Drop the images; return everything else in the listing below exactly.

=== Collected data ===

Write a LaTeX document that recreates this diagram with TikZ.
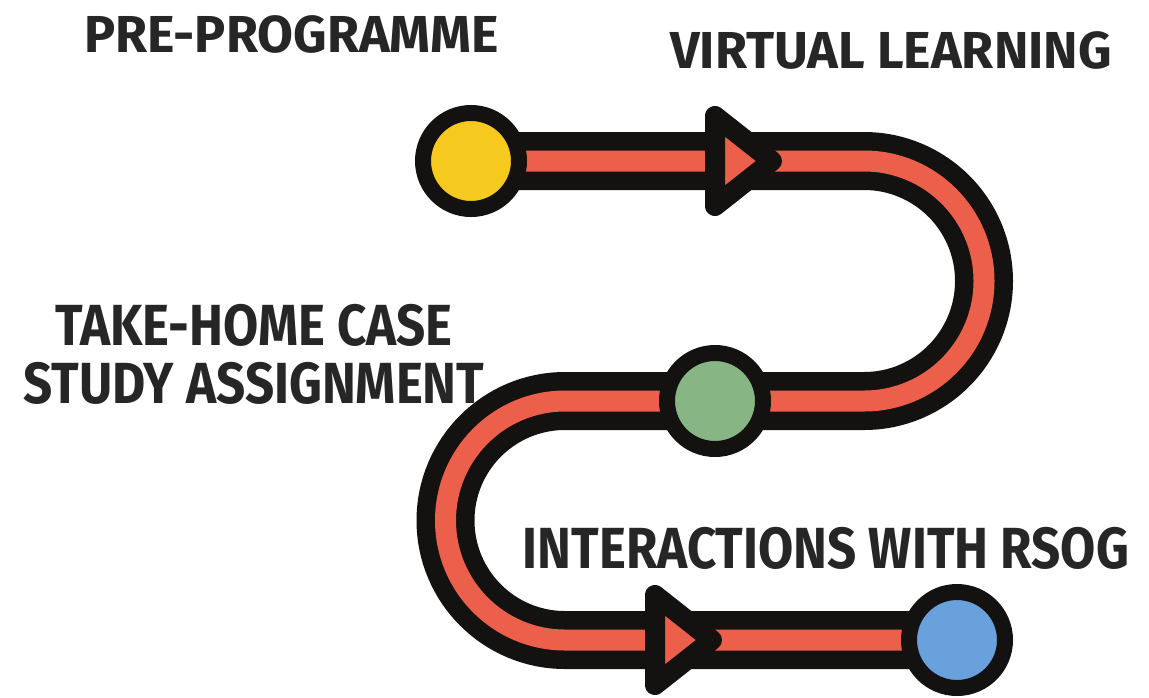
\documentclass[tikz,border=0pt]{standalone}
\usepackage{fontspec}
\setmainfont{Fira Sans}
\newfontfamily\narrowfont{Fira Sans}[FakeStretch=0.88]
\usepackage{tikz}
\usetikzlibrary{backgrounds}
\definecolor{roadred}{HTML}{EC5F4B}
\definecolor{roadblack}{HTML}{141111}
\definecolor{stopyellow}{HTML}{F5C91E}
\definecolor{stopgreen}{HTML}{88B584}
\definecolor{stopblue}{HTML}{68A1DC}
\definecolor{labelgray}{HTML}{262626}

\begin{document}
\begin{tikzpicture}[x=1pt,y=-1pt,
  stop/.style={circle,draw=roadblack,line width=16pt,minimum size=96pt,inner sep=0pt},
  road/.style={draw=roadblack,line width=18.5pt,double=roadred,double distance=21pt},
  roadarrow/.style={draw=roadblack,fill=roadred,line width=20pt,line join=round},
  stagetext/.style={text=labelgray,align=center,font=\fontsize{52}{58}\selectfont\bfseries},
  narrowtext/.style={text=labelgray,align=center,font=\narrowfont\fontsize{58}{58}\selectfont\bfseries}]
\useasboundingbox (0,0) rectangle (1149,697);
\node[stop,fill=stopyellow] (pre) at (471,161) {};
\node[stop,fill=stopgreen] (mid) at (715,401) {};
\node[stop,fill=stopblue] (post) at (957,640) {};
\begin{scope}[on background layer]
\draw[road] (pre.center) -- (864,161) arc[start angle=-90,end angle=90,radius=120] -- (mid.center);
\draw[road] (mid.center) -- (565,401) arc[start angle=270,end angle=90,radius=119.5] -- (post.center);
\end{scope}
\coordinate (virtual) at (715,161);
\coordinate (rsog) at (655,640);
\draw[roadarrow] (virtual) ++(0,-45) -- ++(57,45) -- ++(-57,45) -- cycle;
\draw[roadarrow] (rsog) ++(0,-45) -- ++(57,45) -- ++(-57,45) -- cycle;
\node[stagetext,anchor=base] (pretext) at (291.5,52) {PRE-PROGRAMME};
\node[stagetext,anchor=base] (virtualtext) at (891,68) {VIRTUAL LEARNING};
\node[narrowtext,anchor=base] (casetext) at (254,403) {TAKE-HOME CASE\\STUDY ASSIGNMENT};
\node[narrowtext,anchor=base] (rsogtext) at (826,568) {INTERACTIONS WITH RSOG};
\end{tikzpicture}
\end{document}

===

-- The output --
Write a LaTeX document that recreates this diagram with TikZ.
\documentclass[tikz,border=0pt]{standalone}
\usepackage{fontspec}
\setmainfont{Fira Sans}
\newfontfamily\narrowfont{Fira Sans}[FakeStretch=0.88]
\usepackage{tikz}
\usetikzlibrary{backgrounds}
\definecolor{roadred}{HTML}{EC5F4B}
\definecolor{roadblack}{HTML}{141111}
\definecolor{stopyellow}{HTML}{F5C91E}
\definecolor{stopgreen}{HTML}{88B584}
\definecolor{stopblue}{HTML}{68A1DC}
\definecolor{labelgray}{HTML}{262626}

\begin{document}
\begin{tikzpicture}[x=1pt,y=-1pt,
  stop/.style={circle,draw=roadblack,line width=16pt,minimum size=96pt,inner sep=0pt},
  road/.style={draw=roadblack,line width=18.5pt,double=roadred,double distance=21pt},
  roadarrow/.style={draw=roadblack,fill=roadred,line width=20pt,line join=round},
  stagetext/.style={text=labelgray,align=center,font=\fontsize{52}{58}\selectfont\bfseries},
  narrowtext/.style={text=labelgray,align=center,font=\narrowfont\fontsize{58}{58}\selectfont\bfseries}]
\useasboundingbox (0,0) rectangle (1149,697);
\node[stop,fill=stopyellow] (pre) at (471,161) {};
\node[stop,fill=stopgreen] (mid) at (715,401) {};
\node[stop,fill=stopblue] (post) at (957,640) {};
\begin{scope}[on background layer]
\draw[road] (pre.center) -- (864,161) arc[start angle=-90,end angle=90,radius=120] -- (mid.center);
\draw[road] (mid.center) -- (565,401) arc[start angle=270,end angle=90,radius=119.5] -- (post.center);
\end{scope}
\coordinate (virtual) at (715,161);
\coordinate (rsog) at (655,640);
\draw[roadarrow] (virtual) ++(0,-45) -- ++(57,45) -- ++(-57,45) -- cycle;
\draw[roadarrow] (rsog) ++(0,-45) -- ++(57,45) -- ++(-57,45) -- cycle;
\node[stagetext,anchor=base] (pretext) at (291.5,52) {PRE-PROGRAMME};
\node[stagetext,anchor=base] (virtualtext) at (891,68) {VIRTUAL LEARNING};
\node[narrowtext,anchor=base] (casetext) at (254,403) {TAKE-HOME CASE\\STUDY ASSIGNMENT};
\node[narrowtext,anchor=base] (rsogtext) at (826,568) {INTERACTIONS WITH RSOG};
\end{tikzpicture}
\end{document}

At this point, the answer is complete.